Browning sauce is a condiment made from a perfect blend of brown sugar and water. This sauce adds sweet caramel flavor and an exotic hue to your meal. Easy and fast to make, adding excellent flavoring to soups, stews, barbecues, and cakes.
Heat the sugar: Add the brown sugar to a medium saucepan and heat over medium-low heat.
Melt the sugar into syrup: Stir with a wooden spoon until the brown sugar melts and becomes a dark syrup. Note: Decrease the heat if the liquid begins to smoke before it turns dark.
Add boiling water: Once the color changes from amber to black, remove it from the stove and slowly add the boiling water, a little at a time. Be aware that the sauce will splatter at this point, so protect your hands.
Let it rest, store or use: Allow the sauce to cool to room temperature, and pour into an airtight container. Use as needed or store in the refrigerator.

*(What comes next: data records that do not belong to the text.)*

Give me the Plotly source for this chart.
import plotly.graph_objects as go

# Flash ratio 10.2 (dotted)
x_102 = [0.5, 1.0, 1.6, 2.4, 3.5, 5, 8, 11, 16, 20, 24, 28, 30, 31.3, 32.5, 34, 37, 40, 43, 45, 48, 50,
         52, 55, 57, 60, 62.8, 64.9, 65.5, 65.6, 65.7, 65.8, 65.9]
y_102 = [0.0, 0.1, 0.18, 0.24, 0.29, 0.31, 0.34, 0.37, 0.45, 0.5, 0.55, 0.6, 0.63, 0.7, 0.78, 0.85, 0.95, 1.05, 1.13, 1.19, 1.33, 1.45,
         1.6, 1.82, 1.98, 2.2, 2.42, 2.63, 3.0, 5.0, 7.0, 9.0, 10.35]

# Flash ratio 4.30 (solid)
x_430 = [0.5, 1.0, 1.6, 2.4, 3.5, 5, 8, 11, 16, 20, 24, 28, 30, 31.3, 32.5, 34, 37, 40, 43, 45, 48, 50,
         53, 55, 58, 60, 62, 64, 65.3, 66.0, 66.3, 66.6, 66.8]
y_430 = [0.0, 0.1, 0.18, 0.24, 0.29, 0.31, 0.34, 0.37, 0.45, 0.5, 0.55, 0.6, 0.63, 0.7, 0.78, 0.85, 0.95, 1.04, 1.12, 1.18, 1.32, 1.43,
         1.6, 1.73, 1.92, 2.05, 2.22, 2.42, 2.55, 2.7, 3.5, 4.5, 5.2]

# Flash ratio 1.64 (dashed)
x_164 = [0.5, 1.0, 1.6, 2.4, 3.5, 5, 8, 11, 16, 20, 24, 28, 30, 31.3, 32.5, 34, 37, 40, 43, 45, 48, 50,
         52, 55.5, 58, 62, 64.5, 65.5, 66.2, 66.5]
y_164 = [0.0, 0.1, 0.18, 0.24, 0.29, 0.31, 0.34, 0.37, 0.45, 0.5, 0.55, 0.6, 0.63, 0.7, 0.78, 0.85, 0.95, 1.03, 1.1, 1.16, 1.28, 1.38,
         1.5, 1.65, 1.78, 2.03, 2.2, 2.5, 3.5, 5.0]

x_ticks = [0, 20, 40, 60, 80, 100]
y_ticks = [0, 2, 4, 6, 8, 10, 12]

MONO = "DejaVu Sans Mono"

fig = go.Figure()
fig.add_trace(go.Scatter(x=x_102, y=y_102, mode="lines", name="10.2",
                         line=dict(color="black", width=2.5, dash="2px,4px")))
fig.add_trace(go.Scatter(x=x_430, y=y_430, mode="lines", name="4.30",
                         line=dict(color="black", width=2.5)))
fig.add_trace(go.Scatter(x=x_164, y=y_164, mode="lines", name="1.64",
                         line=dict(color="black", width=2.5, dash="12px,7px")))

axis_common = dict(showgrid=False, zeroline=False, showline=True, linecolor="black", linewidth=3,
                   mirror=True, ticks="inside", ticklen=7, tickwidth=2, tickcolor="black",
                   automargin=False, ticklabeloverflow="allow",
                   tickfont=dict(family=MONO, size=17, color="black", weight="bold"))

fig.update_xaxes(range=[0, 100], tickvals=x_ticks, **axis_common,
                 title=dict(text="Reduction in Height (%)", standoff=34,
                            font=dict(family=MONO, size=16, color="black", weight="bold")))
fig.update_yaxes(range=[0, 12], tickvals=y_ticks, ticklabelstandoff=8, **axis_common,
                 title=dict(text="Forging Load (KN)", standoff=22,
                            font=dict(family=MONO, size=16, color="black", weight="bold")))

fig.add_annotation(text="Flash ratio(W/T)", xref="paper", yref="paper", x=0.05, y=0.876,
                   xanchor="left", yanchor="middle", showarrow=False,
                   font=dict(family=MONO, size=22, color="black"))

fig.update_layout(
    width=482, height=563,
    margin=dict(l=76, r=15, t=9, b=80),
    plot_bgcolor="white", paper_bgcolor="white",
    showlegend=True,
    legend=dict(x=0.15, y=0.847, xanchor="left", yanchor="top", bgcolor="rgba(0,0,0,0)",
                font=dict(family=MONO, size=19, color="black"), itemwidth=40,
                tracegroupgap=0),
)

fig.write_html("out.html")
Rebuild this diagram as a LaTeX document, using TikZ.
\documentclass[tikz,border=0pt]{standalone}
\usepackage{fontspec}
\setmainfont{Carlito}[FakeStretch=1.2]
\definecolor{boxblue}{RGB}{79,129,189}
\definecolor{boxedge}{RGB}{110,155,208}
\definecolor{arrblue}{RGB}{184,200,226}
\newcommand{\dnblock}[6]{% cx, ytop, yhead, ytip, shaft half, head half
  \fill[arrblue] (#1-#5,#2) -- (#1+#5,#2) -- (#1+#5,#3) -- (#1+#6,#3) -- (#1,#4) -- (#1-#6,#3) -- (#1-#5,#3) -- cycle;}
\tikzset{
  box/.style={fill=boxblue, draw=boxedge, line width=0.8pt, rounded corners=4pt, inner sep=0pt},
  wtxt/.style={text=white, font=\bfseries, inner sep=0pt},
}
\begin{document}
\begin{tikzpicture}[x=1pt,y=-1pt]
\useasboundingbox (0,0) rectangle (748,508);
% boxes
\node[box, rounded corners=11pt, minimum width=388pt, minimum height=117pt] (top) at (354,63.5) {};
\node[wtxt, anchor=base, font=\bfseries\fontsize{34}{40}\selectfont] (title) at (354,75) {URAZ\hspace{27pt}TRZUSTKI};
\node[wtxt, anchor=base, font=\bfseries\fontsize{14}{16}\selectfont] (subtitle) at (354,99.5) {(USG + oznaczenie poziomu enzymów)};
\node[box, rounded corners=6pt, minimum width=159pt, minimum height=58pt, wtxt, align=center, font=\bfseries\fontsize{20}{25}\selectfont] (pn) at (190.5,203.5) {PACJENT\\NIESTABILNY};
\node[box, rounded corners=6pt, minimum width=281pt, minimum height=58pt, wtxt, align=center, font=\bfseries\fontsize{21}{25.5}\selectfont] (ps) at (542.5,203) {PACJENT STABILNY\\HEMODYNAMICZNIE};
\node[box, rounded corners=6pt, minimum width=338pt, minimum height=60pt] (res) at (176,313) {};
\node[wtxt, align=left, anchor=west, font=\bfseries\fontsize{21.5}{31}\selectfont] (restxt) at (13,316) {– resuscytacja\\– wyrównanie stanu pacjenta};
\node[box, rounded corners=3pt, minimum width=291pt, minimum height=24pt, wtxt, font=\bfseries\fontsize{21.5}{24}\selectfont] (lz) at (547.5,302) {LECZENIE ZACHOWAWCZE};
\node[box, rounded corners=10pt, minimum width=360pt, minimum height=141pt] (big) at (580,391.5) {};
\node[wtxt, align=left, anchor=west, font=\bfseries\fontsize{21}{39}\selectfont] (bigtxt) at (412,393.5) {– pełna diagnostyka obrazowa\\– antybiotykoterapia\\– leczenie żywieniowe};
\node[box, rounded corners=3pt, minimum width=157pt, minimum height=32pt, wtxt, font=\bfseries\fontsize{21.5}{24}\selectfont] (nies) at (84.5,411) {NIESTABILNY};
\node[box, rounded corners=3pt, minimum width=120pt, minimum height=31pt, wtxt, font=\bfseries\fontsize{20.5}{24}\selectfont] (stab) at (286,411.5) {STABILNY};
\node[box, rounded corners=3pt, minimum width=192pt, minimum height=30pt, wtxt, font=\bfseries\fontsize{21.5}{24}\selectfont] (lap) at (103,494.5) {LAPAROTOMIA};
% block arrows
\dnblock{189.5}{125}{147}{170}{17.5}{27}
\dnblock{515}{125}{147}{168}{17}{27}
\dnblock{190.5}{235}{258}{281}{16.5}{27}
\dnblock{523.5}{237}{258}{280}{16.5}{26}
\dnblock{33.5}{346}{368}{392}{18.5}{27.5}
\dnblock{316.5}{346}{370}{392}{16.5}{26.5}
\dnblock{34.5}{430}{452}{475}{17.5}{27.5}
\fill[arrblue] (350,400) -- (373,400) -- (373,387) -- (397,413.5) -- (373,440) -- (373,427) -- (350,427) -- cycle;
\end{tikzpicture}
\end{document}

The sauce will last for up to 6 months in the fridge.
Cook the sugar on medium to low heat to prevent the sugar from burning.
Ensure that the kitchen is adequately ventilated in case there’s an accumulation of smoke from the process. Open the window or on the fan extractor to reduce smoke.
If the smoke is getting too much, remember to lower the heat or remove it from heat for a while.
I recommend using a non-stick saucepan so that the stirring process is smooth and less messy. It is also easy to clean up a non-stick saucepan.
Also, use a large saucepan to reduce the risk of accidents when the sugar splutters or rises.